I would like to ask, that OpenGL v4.6, the OpenGL Shader language, the development system and documentation, be ported over to OS/2 4.00, and to ArcaOS. ArcaOS is based on the fully updated OS/2 Warp 4 Merlin Convenience Pack 2 (MCP pack 2 for short), and is sold by Arca Noae. Everything else that’s developed here, including OpenVR, can be ArcaOS only ports.

Unfortunately, both OS/2 Warp 4 and ArcaOS are still stuck on OpenGL v1.0, though there is a v1.1 update available, that also has some of OpenGL v1.2 in it. As it stands, ArcaOS, and OS/2 Warp 4 in general, has fallen way behind in terms of graphics API’s, and I would like this to be redressed.

Link to Arca Noae below.

Edit:

I nearly forgot to say, that Arca Noae has licensed the Scitech Snap drivers, and will be using it to add higher resolutions and colour depths, to ArcaOS. Important, considering the maximum resolutions and colour depths, that graphics cards and monitors can handle, these days.

Plenty of views, but no replies, yet. Shame.

Also, it may be better if the OpenGL Developers were to port over the current version Hardware Drivers to OS/2 and ArcaOS. This does make sense, as the OpenGL Developers know these drivers. So they’ll know how to properly port the drivers over. I do know it’ll take time and money to do this. But once the drivers have been ported over, OpenGL itself, and the Shader Language, can also be ported over.

OpenGL is not a software library and there are no “OpenGL developers”. There is an OpenGL specification and hardware vendors implement that specification in their drivers. Each hardware vendor’s implementation is developed by that hardware vendor, not by any central body, and is not portable to other vendor’s hardware. You would need to petition each hardware vendor individually for this.

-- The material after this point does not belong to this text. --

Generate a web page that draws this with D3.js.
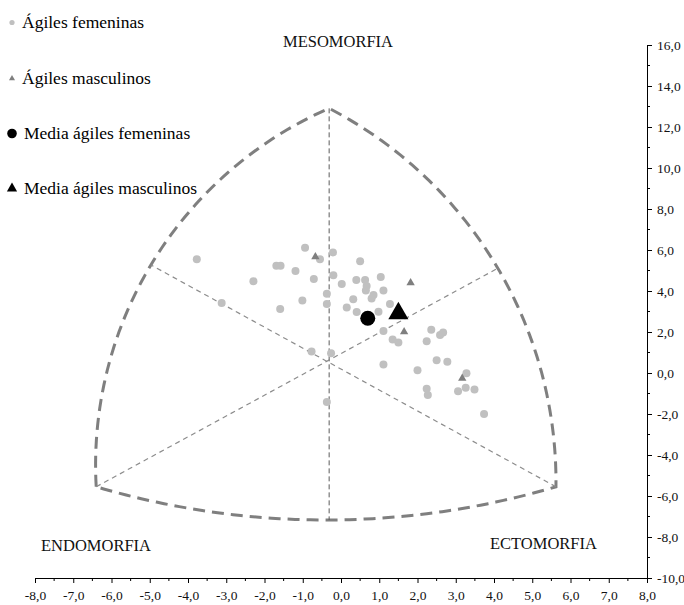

Also, the fact that ArcaOS is a proprietary OS, close-sourced and most probably with few users, will not help hardware vendors implementing drivers in that OS.
You can however try to build Mesa3D. I highly doubt you’ll succeed. And if you will, I believe that you’ll have to stick with a full software implementation of OpenGL.

Whew!!

If only this had been explained, before now! Sorry, everyone, I’m not jumping on anyone. Just saying, is all.

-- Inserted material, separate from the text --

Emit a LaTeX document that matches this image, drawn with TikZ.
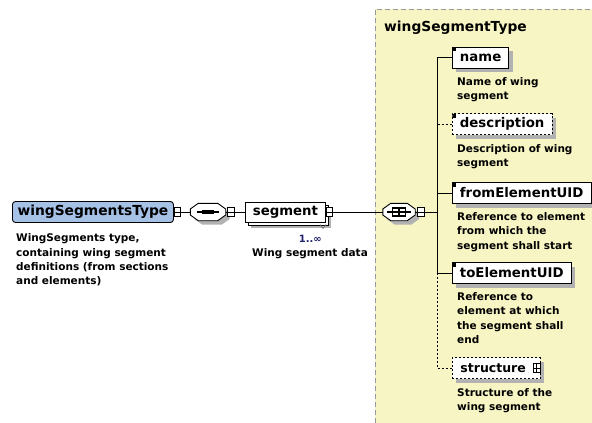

Another thing I’ve learned, since my original post, is that the Panorama drivers aren’t really drivers, if you understand what I mean. All they do, really, is to use the graphics card BIOS, to provide the resolutions and colour depths needed. The problem, is that there are different VESA BIOS’s out there, and there’ll be differences in the VESA specification.

Also, I haven’t received an update from Arca Noae on the porting over of the higher resolutions and colour depths I mentioned. By way of higher resolutions and colour depths, I mean those above 1600 x 1200 DPI, with up to 32bit colour depth.

It has also occurred to me, that since Arca Noae has licensed the Scitech Snap Drivers, they could port over the current version 3D Hardware Acceleration Drivers for those graphics drivers contained in the Scitech Driver Package. Just those ones, I think, for now. It would be up to Arca Noae, I think, to petition the graphics card manufacturers, to port the rest over to their graphics cards.

It has been explained, multiple times, but it always comes up again. I believe it’s a combination of two factors: the word “open” in the name (which is actually nothing whatsoever to do with open source, and OpenGL actually pre-dates the open source movement) plus the fact that OpenGL drivers are available on Linux OSs leads people to a bunch of very incorrect assumptions about what OpenGL is and how it works.